**Data excerpt**
--- START ---

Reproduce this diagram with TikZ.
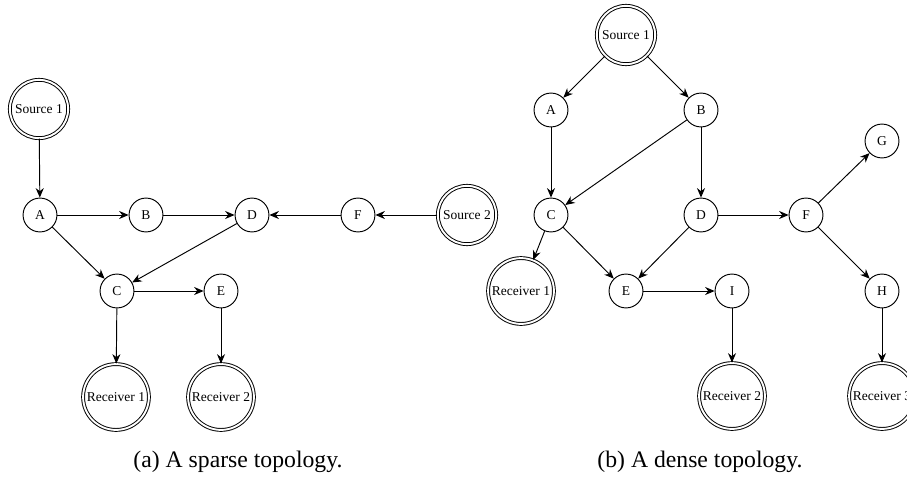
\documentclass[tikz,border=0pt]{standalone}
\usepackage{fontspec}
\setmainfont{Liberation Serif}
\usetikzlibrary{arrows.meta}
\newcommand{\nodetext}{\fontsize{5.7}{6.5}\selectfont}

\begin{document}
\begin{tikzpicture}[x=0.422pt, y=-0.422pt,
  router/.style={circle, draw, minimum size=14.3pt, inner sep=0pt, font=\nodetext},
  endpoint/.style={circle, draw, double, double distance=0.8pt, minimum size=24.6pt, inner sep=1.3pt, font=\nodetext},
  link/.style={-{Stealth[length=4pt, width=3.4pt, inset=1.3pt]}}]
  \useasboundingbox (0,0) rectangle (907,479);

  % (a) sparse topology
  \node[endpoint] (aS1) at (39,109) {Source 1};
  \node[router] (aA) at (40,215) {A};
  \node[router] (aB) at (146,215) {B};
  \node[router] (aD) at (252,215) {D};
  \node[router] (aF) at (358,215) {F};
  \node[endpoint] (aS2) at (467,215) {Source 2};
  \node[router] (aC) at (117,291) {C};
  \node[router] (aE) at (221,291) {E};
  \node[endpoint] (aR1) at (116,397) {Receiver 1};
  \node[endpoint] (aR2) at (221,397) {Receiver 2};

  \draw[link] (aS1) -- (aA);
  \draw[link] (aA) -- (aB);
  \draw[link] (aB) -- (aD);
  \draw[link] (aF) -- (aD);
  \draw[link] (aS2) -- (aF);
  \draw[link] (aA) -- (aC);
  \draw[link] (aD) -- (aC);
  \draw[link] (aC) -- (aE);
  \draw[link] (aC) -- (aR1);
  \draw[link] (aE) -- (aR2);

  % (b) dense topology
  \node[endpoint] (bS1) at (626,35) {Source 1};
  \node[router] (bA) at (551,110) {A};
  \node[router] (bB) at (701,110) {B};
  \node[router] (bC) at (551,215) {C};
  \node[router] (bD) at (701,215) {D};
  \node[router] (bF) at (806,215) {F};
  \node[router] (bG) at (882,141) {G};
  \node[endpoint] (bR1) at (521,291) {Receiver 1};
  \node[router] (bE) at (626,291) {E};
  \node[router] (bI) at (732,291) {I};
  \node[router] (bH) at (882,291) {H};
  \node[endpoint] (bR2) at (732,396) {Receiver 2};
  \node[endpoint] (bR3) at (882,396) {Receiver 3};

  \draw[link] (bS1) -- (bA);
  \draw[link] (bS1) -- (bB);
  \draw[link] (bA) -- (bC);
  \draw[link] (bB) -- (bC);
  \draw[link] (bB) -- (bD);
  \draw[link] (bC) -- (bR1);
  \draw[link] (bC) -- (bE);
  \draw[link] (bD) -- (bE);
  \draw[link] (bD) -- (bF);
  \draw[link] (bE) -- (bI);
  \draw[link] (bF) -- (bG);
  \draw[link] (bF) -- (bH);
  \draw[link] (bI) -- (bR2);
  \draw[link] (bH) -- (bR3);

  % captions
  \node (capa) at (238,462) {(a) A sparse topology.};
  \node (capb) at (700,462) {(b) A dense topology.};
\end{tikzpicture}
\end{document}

--- END ---

**What to do**
Give the material again exactly as it is, but keep the pictures out.

**Answer for this exercise**
Reproduce this diagram with TikZ.
\documentclass[tikz,border=0pt]{standalone}
\usepackage{fontspec}
\setmainfont{Liberation Serif}
\usetikzlibrary{arrows.meta}
\newcommand{\nodetext}{\fontsize{5.7}{6.5}\selectfont}

\begin{document}
\begin{tikzpicture}[x=0.422pt, y=-0.422pt,
  router/.style={circle, draw, minimum size=14.3pt, inner sep=0pt, font=\nodetext},
  endpoint/.style={circle, draw, double, double distance=0.8pt, minimum size=24.6pt, inner sep=1.3pt, font=\nodetext},
  link/.style={-{Stealth[length=4pt, width=3.4pt, inset=1.3pt]}}]
  \useasboundingbox (0,0) rectangle (907,479);

  % (a) sparse topology
  \node[endpoint] (aS1) at (39,109) {Source 1};
  \node[router] (aA) at (40,215) {A};
  \node[router] (aB) at (146,215) {B};
  \node[router] (aD) at (252,215) {D};
  \node[router] (aF) at (358,215) {F};
  \node[endpoint] (aS2) at (467,215) {Source 2};
  \node[router] (aC) at (117,291) {C};
  \node[router] (aE) at (221,291) {E};
  \node[endpoint] (aR1) at (116,397) {Receiver 1};
  \node[endpoint] (aR2) at (221,397) {Receiver 2};

  \draw[link] (aS1) -- (aA);
  \draw[link] (aA) -- (aB);
  \draw[link] (aB) -- (aD);
  \draw[link] (aF) -- (aD);
  \draw[link] (aS2) -- (aF);
  \draw[link] (aA) -- (aC);
  \draw[link] (aD) -- (aC);
  \draw[link] (aC) -- (aE);
  \draw[link] (aC) -- (aR1);
  \draw[link] (aE) -- (aR2);

  % (b) dense topology
  \node[endpoint] (bS1) at (626,35) {Source 1};
  \node[router] (bA) at (551,110) {A};
  \node[router] (bB) at (701,110) {B};
  \node[router] (bC) at (551,215) {C};
  \node[router] (bD) at (701,215) {D};
  \node[router] (bF) at (806,215) {F};
  \node[router] (bG) at (882,141) {G};
  \node[endpoint] (bR1) at (521,291) {Receiver 1};
  \node[router] (bE) at (626,291) {E};
  \node[router] (bI) at (732,291) {I};
  \node[router] (bH) at (882,291) {H};
  \node[endpoint] (bR2) at (732,396) {Receiver 2};
  \node[endpoint] (bR3) at (882,396) {Receiver 3};

  \draw[link] (bS1) -- (bA);
  \draw[link] (bS1) -- (bB);
  \draw[link] (bA) -- (bC);
  \draw[link] (bB) -- (bC);
  \draw[link] (bB) -- (bD);
  \draw[link] (bC) -- (bR1);
  \draw[link] (bC) -- (bE);
  \draw[link] (bD) -- (bE);
  \draw[link] (bD) -- (bF);
  \draw[link] (bE) -- (bI);
  \draw[link] (bF) -- (bG);
  \draw[link] (bF) -- (bH);
  \draw[link] (bI) -- (bR2);
  \draw[link] (bH) -- (bR3);

  % captions
  \node (capa) at (238,462) {(a) A sparse topology.};
  \node (capb) at (700,462) {(b) A dense topology.};
\end{tikzpicture}
\end{document}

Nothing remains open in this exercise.